There’s plenty of confusion about what CSR (Corporate Social Responsibility) is. Indeed most of the definitions you’ll find online don’t even read like definitions. They’ll tell you what CSR is “about,” or what it “relates to,” but they won’t tell you what it is. Any definition worth its salt ought to take the words in the term seriously, and note that the term “CSR” refers to some kind of responsibility, and then explain just what kind of responsibility it is. But good luck finding such a definition. And this failure of definition isn’t just a matter of semantics. It’s critically important, because a sloppy understanding of the term gives the appearance of unifying under a single banner people who actually hold vastly different views of what a corporation’s responsibilities are.
Various definitions out there seem to coalesce around the idea that business should be “giving back” to the community—and typically not via antiquated methods like corporate philanthropy. The goal, generally, is to make sure that a company’s net impact on society is positive. Let’s take that as our point of departure.

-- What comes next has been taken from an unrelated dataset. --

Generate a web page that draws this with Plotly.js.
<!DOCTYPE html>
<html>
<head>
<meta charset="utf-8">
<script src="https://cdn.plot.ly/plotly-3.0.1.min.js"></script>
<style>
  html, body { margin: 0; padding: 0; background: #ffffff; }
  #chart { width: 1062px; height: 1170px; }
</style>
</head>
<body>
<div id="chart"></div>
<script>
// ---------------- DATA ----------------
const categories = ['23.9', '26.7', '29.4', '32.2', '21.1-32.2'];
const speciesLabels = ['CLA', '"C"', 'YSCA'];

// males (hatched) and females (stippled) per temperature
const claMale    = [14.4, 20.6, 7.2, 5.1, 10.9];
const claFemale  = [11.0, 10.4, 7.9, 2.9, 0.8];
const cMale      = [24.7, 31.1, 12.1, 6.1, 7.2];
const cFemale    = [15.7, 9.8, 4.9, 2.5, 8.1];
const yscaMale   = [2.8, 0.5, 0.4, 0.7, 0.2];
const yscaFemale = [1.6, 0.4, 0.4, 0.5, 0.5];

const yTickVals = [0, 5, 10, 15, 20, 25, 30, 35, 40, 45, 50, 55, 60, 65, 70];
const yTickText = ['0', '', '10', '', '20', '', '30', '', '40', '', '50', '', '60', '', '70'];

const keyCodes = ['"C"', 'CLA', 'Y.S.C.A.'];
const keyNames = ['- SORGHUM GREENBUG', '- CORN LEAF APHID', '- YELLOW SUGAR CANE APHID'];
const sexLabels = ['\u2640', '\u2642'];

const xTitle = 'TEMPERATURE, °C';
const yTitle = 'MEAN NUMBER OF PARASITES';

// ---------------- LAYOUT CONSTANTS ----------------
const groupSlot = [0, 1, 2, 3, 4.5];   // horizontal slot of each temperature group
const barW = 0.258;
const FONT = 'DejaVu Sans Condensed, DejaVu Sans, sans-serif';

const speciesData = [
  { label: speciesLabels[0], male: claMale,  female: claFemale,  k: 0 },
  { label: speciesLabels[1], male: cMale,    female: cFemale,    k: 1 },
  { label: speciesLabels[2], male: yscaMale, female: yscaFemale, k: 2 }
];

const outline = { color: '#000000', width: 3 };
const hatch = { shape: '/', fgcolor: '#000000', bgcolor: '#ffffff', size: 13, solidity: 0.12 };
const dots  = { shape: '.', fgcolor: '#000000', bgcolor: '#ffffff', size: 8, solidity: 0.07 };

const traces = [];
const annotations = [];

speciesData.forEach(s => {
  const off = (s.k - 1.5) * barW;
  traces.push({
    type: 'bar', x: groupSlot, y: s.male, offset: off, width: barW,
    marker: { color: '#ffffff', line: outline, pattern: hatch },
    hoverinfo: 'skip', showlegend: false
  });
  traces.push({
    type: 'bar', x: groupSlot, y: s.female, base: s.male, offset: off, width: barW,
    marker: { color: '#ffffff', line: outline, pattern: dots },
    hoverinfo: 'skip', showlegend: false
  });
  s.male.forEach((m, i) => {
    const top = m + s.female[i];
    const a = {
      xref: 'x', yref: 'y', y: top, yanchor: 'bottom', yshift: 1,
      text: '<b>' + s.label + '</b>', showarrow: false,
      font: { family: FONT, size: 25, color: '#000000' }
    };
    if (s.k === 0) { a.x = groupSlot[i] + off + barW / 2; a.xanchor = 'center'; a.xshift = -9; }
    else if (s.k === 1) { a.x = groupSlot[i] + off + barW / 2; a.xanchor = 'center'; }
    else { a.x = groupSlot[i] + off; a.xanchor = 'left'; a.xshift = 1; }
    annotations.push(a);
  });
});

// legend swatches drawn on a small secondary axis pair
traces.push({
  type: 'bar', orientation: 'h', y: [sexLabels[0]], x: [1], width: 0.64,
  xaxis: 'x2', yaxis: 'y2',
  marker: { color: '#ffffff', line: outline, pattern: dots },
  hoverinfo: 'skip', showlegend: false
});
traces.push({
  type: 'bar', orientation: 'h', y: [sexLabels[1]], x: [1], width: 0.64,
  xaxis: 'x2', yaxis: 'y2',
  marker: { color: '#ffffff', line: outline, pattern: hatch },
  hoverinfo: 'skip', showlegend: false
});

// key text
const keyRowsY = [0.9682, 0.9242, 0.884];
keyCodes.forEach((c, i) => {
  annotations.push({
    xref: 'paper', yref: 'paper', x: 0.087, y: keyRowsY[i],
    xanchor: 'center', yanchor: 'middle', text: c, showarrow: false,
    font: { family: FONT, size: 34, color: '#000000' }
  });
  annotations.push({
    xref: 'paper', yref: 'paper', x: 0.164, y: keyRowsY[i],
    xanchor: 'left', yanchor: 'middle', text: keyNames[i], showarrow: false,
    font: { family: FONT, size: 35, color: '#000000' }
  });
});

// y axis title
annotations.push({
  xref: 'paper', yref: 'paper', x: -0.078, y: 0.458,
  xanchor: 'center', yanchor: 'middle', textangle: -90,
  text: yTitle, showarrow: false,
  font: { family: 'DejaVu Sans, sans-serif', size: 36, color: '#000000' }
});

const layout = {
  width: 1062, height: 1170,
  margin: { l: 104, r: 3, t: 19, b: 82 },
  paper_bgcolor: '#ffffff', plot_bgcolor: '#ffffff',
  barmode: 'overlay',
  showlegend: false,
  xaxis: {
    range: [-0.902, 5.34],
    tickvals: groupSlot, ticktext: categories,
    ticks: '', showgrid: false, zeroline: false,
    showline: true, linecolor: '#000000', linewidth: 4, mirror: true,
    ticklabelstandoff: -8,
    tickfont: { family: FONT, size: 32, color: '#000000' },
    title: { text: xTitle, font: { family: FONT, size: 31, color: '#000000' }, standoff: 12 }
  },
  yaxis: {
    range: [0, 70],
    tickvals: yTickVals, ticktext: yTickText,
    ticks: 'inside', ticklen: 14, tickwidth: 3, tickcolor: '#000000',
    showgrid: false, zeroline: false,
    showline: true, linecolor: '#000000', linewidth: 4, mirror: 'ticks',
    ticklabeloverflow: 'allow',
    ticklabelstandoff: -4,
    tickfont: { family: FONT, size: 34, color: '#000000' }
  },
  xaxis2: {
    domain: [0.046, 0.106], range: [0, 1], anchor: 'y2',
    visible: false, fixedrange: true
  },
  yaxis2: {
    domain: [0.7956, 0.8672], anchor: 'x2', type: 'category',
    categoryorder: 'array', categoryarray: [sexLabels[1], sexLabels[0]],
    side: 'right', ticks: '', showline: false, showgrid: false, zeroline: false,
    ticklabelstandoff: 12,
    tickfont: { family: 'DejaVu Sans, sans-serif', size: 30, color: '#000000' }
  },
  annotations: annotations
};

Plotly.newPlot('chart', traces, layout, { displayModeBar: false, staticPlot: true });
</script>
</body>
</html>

The following two problems form the Scylla and Charybdis of CSR. If you avoid one, you run right into the other. Both spell doom.
Problem No. 1: CSR is too easy, if taken literally. If all that’s at stake is making sure your net impact is positive, wow, that’s pretty easy: just sell a decent product that people want, and don’t hurt any bystanders. It’s a fundamental principle of commerce. Start with individual transactions. Those, if voluntary and well-informed, always have a positive impact. A customer gives you $1.00, and you give them a pound of bananas. They’re happy, and you’re happy. Don’t step on any bystanders’ toes, and there you go: positive net impact. In fact, as long as your customers are happy enough, you can afford to hurt people along the way (e.g., by mistreating employee) and your net impact will still be positive. (And of course, claiming to adhere to CSR is even easier if you use a mushier definition, one that only asks that you “manage” your social impact, rather than aiming at any particular objective.)
Problem No. 2: On the other hand, CSR is unfairly burdensome, if really taken to heart—that is, if you really think that the pursuit of social contribution ought to take over a manager’s entire way of thinking. It means that a company that makes a good product, treats employees well, deals fairly with suppliers, etc., still has to ask itself, “Yes, but how are we giving back to the community?” Look in the mirror. What’s your net impact on society? What good are you—other than the fact that you put in an honest day’s work, take care of your kids, and given a few bucks to charity now and then? (Hint: that’s a rhetorical question.) The joint-stock corporation, on the other hand, is arguably one of the most welfare-enhancing inventions of all time. For such organizations, failure to have a positive impact is the exception, rather than the rule. Asking one to risk its productivity by obsessing over something it’s already doing is silly.
Now, there’s absolutely nothing wrong with the idea that companies are responsible for their behaviour (and that the individuals who work for companies are responsible for their behaviour, too). And for some people, that’s all that CSR means. That’s just fine. In fact, such responsibility is absolutely morally fundamental. Companies should try to make an honest living, just like individuals like you do. They should avoid hurting people, just like you do. They should clean up their messes, just like you do. That’s basic ethics. And if they’re doing those things, calling it something as mushy as “CSR” adds absolutely nothing to the equation.